▶ **DO THIS**
Leave out the pictures, then reproduce the rest of the material exactly.
----
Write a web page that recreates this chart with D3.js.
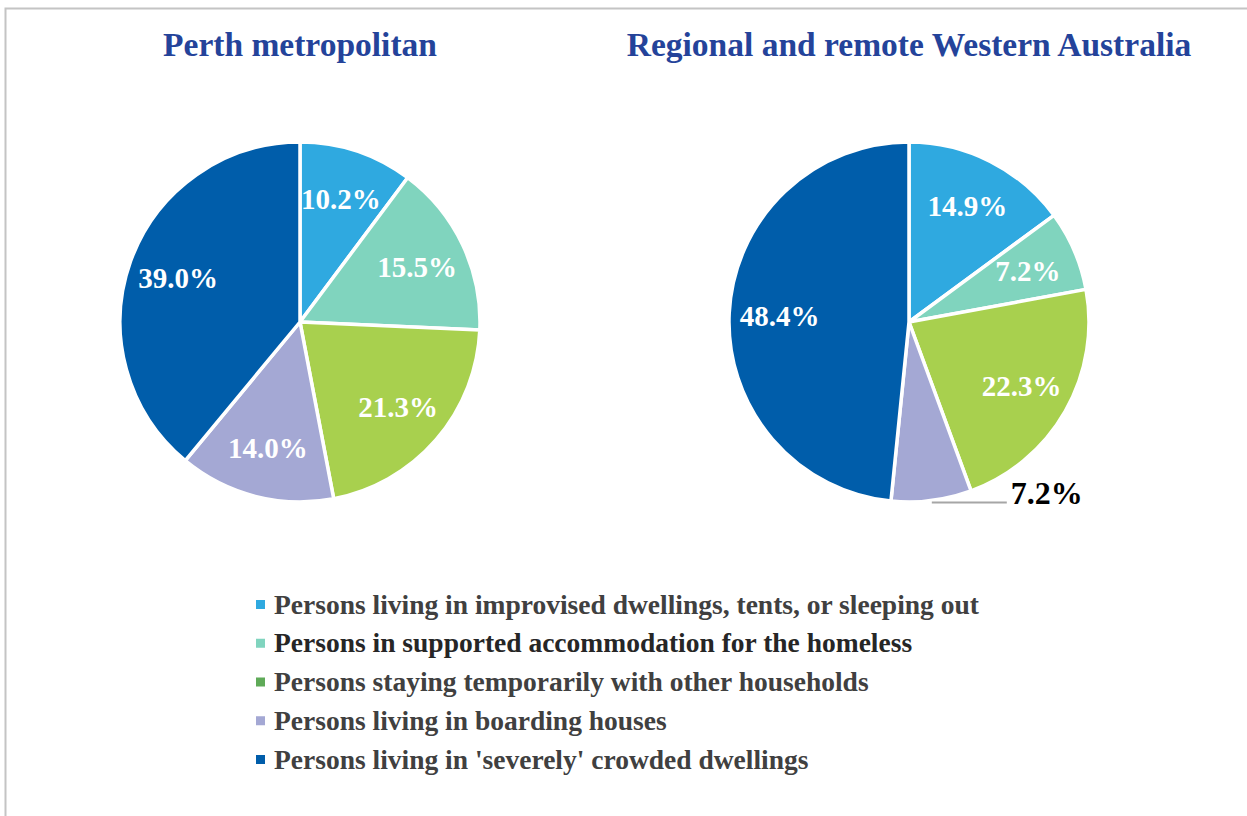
<!DOCTYPE html>
<html>
<head>
<meta charset="utf-8">
<script src="https://cdn.jsdelivr.net/npm/d3@7"></script>
<style>
  body { margin: 0; background: #fff; }
  svg text { font-family: "Liberation Serif", "Times New Roman", serif; font-weight: bold; }
</style>
</head>
<body>
<svg id="chart" width="1247" height="816"></svg>
<script>
// data
var categories = [
    "Persons living in improvised dwellings, tents, or sleeping out",
    "Persons in supported accommodation for the homeless",
    "Persons staying temporarily with other households",
    "Persons living in boarding houses",
    "Persons living in 'severely' crowded dwellings"
];
var perthValues = [10.2, 15.5, 21.3, 14.0, 39.0];
var regionalValues = [14.9, 7.2, 22.3, 7.2, 48.4];
var chartTitles = ["Perth metropolitan", "Regional and remote Western Australia"];

var sliceColors = ["#2FA9E0", "#80D4BE", "#A8D04E", "#A4A8D4", "#005DAA"];
var legendColors = ["#2FA9E0", "#80D4BE", "#5FAA58", "#A4A8D4", "#005DAA"];
var legendTextColors = ["#404040", "#262626", "#404040", "#404040", "#404040"];

var svg = d3.select("#chart");

// outer frame (only left and top edges show)
svg.append("path")
    .attr("d", "M5.5,816 L5.5,8.5 L1247,8.5")
    .attr("fill", "none")
    .attr("stroke", "#c4c4c4")
    .attr("stroke-width", 2);

var radius = 180;
var pie = d3.pie().sort(null).value(function (d) { return d; });
var arc = d3.arc().innerRadius(0).outerRadius(radius);
var labelArc = d3.arc().innerRadius(radius * 0.72).outerRadius(radius * 0.72);

var charts = [
    { title: chartTitles[0], values: perthValues, cx: 300, cy: 322, outside: [] },
    { title: chartTitles[1], values: regionalValues, cx: 909, cy: 322, outside: [3] }
];

charts.forEach(function (c) {
    svg.append("text")
        .attr("x", c.cx)
        .attr("y", 56)
        .attr("text-anchor", "middle")
        .attr("fill", "#24439A")
        .style("font-size", "33.5px")
        .text(c.title);

    var g = svg.append("g").attr("transform", "translate(" + c.cx + "," + c.cy + ")");
    var arcs = pie(c.values);

    g.selectAll("path")
        .data(arcs)
        .enter()
        .append("path")
        .attr("d", arc)
        .attr("fill", function (d, i) { return sliceColors[i]; })
        .attr("stroke", "#fff")
        .attr("stroke-width", 3.5)
        .attr("stroke-linejoin", "round");

    g.selectAll("text.inner")
        .data(arcs.filter(function (d) { return c.outside.indexOf(d.index) < 0; }))
        .enter()
        .append("text")
        .attr("class", "inner")
        .attr("transform", function (d) { return "translate(" + labelArc.centroid(d) + ")"; })
        .attr("text-anchor", "middle")
        .attr("dy", "0.35em")
        .attr("fill", "#fff")
        .style("font-size", "29px")
        .text(function (d) { return d.value.toFixed(1) + "%"; });

    // callout labels for small slices
    arcs.filter(function (d) { return c.outside.indexOf(d.index) >= 0; }).forEach(function (d) {
        var mid = (d.startAngle + d.endAngle) / 2;
        var ex = Math.sin(mid) * (radius + 2);
        var ey = -Math.cos(mid) * (radius + 2);
        g.append("line")
            .attr("x1", ex).attr("y1", ey)
            .attr("x2", ex + 75).attr("y2", ey)
            .attr("stroke", "#a6a6a6")
            .attr("stroke-width", 2);
        g.append("text")
            .attr("x", ex + 79)
            .attr("y", ey - 10)
            .attr("dy", "0.35em")
            .attr("fill", "#000")
            .style("font-size", "32px")
            .text(d.value.toFixed(1) + "%");
    });
});

// legend
var legendY = d3.scalePoint().domain(d3.range(categories.length)).range([604, 759]);
var legend = svg.append("g").selectAll("g")
    .data(categories)
    .enter()
    .append("g")
    .attr("transform", function (d, i) { return "translate(256," + legendY(i) + ")"; });

legend.append("rect")
    .attr("x", 0).attr("y", -4)
    .attr("width", 9).attr("height", 9)
    .attr("fill", function (d, i) { return legendColors[i]; });

legend.append("text")
    .attr("x", 18)
    .attr("dy", "0.35em")
    .attr("fill", function (d, i) { return legendTextColors[i]; })
    .style("font-size", "27.5px")
    .text(function (d) { return d; });
</script>
</body>
</html>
----
▶ **CORRECT OUTPUT**
Write a web page that recreates this chart with D3.js.
<!DOCTYPE html>
<html>
<head>
<meta charset="utf-8">
<script src="https://cdn.jsdelivr.net/npm/d3@7"></script>
<style>
  body { margin: 0; background: #fff; }
  svg text { font-family: "Liberation Serif", "Times New Roman", serif; font-weight: bold; }
</style>
</head>
<body>
<svg id="chart" width="1247" height="816"></svg>
<script>
// data
var categories = [
    "Persons living in improvised dwellings, tents, or sleeping out",
    "Persons in supported accommodation for the homeless",
    "Persons staying temporarily with other households",
    "Persons living in boarding houses",
    "Persons living in 'severely' crowded dwellings"
];
var perthValues = [10.2, 15.5, 21.3, 14.0, 39.0];
var regionalValues = [14.9, 7.2, 22.3, 7.2, 48.4];
var chartTitles = ["Perth metropolitan", "Regional and remote Western Australia"];

var sliceColors = ["#2FA9E0", "#80D4BE", "#A8D04E", "#A4A8D4", "#005DAA"];
var legendColors = ["#2FA9E0", "#80D4BE", "#5FAA58", "#A4A8D4", "#005DAA"];
var legendTextColors = ["#404040", "#262626", "#404040", "#404040", "#404040"];

var svg = d3.select("#chart");

// outer frame (only left and top edges show)
svg.append("path")
    .attr("d", "M5.5,816 L5.5,8.5 L1247,8.5")
    .attr("fill", "none")
    .attr("stroke", "#c4c4c4")
    .attr("stroke-width", 2);

var radius = 180;
var pie = d3.pie().sort(null).value(function (d) { return d; });
var arc = d3.arc().innerRadius(0).outerRadius(radius);
var labelArc = d3.arc().innerRadius(radius * 0.72).outerRadius(radius * 0.72);

var charts = [
    { title: chartTitles[0], values: perthValues, cx: 300, cy: 322, outside: [] },
    { title: chartTitles[1], values: regionalValues, cx: 909, cy: 322, outside: [3] }
];

charts.forEach(function (c) {
    svg.append("text")
        .attr("x", c.cx)
        .attr("y", 56)
        .attr("text-anchor", "middle")
        .attr("fill", "#24439A")
        .style("font-size", "33.5px")
        .text(c.title);

    var g = svg.append("g").attr("transform", "translate(" + c.cx + "," + c.cy + ")");
    var arcs = pie(c.values);

    g.selectAll("path")
        .data(arcs)
        .enter()
        .append("path")
        .attr("d", arc)
        .attr("fill", function (d, i) { return sliceColors[i]; })
        .attr("stroke", "#fff")
        .attr("stroke-width", 3.5)
        .attr("stroke-linejoin", "round");

    g.selectAll("text.inner")
        .data(arcs.filter(function (d) { return c.outside.indexOf(d.index) < 0; }))
        .enter()
        .append("text")
        .attr("class", "inner")
        .attr("transform", function (d) { return "translate(" + labelArc.centroid(d) + ")"; })
        .attr("text-anchor", "middle")
        .attr("dy", "0.35em")
        .attr("fill", "#fff")
        .style("font-size", "29px")
        .text(function (d) { return d.value.toFixed(1) + "%"; });

    // callout labels for small slices
    arcs.filter(function (d) { return c.outside.indexOf(d.index) >= 0; }).forEach(function (d) {
        var mid = (d.startAngle + d.endAngle) / 2;
        var ex = Math.sin(mid) * (radius + 2);
        var ey = -Math.cos(mid) * (radius + 2);
        g.append("line")
            .attr("x1", ex).attr("y1", ey)
            .attr("x2", ex + 75).attr("y2", ey)
            .attr("stroke", "#a6a6a6")
            .attr("stroke-width", 2);
        g.append("text")
            .attr("x", ex + 79)
            .attr("y", ey - 10)
            .attr("dy", "0.35em")
            .attr("fill", "#000")
            .style("font-size", "32px")
            .text(d.value.toFixed(1) + "%");
    });
});

// legend
var legendY = d3.scalePoint().domain(d3.range(categories.length)).range([604, 759]);
var legend = svg.append("g").selectAll("g")
    .data(categories)
    .enter()
    .append("g")
    .attr("transform", function (d, i) { return "translate(256," + legendY(i) + ")"; });

legend.append("rect")
    .attr("x", 0).attr("y", -4)
    .attr("width", 9).attr("height", 9)
    .attr("fill", function (d, i) { return legendColors[i]; });

legend.append("text")
    .attr("x", 18)
    .attr("dy", "0.35em")
    .attr("fill", function (d, i) { return legendTextColors[i]; })
    .style("font-size", "27.5px")
    .text(function (d) { return d; });
</script>
</body>
</html>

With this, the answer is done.